A Merseyside Telecoms businessman says the lack of superfast broadband for Liverpool is ‘a kick in the teeth for Merseyside businesses’ and could put other businesses off looking to invest in the area.
It follows the announcement by the Chancellor that Liverpool will not be included in the £100 million investment to bring superfast broadband and Wi-Fi technology to the area.
Tom Cullen, MD of Birkenhead based Digitel Europe Group said: ‘The Chancellor’s announcement today is a major blow to both Liverpool and Merseyside.
‘This investment is not just about superfast broadband for fast Internet access. It’s about the next generation of communications technology where voice, data, multimedia and cloud-based solutions will be delivered via superfast broadband and Wi-Fi services up to 100 Mb.
‘Over the next 5 to 10 years, this technology will change the way we communicate. Other countries have had this Superfast broadband technology for many years. Why is it when it comes to the UK the government has to ration technology and subsidy to just a few cities, placing those cities that do not have the subsidy in the technology slow lane.
‘Businesses that are looking to relocate both within the UK and from overseas will favour those cities that can deliver the latest communications technologies. Without this technology Liverpool and Merseyside will be placed at a big disadvantage to those cities that have been provided with government money to enable them to be more competitive than other cities.
‘This is nothing short of government subsidies, giving a clear advantage to those cities who have the subsidy over those that don’t. It is not government’s responsibility to provide commercial advantage to some cities over others.
‘It is imperative that both Liverpool and Merseyside in general kickback against this and demand parity with those other cities who are receiving government subsidy.
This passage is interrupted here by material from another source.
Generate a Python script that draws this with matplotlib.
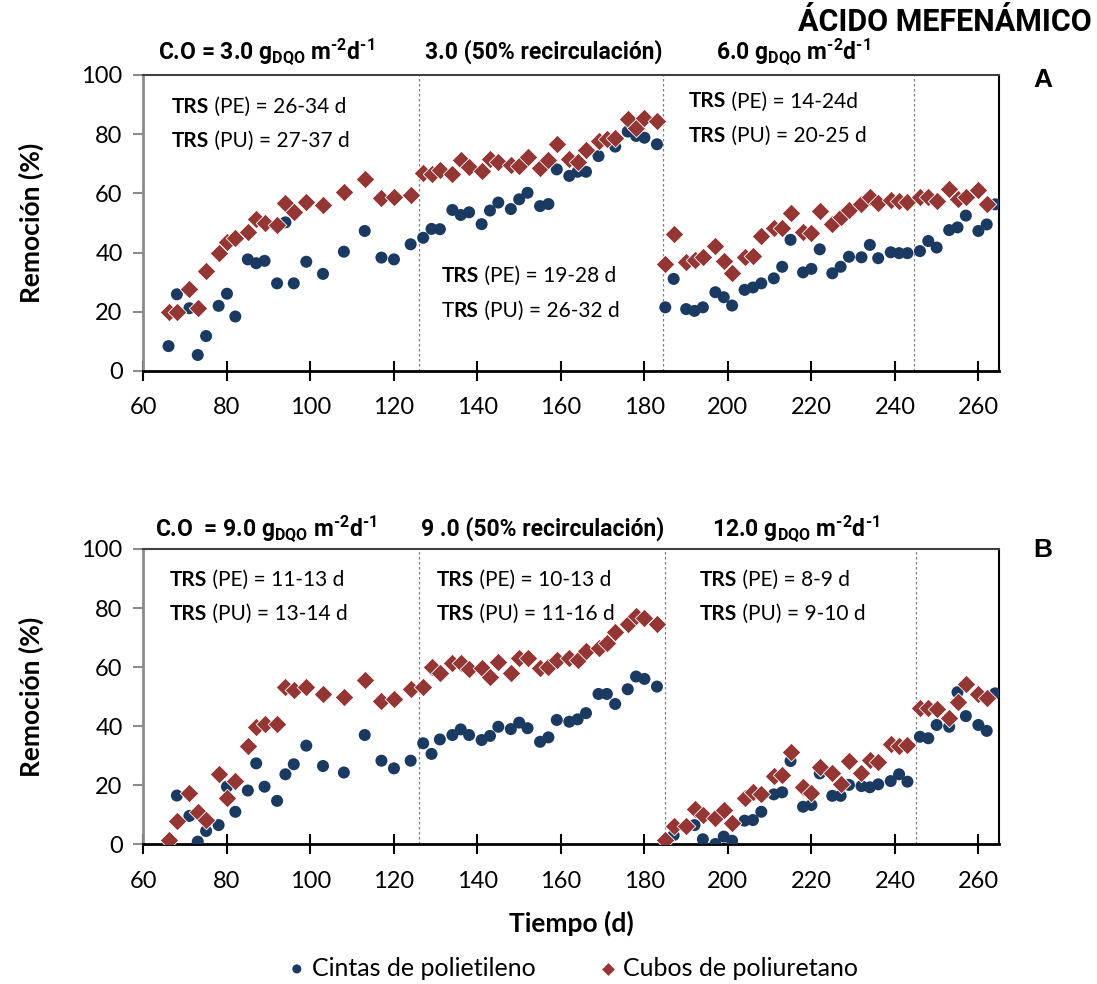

‘It is also interesting to note that Manchester has received the go-ahead investment in enhancing railway links between Manchester and other UK cities, not including Liverpool. This follows on the back of Manchester receiving the go-ahead for the extension of their tram service. Whilst Liverpool’s government support for a similar project was denied. Where is the government investment for Liverpool and Merseyside projects?’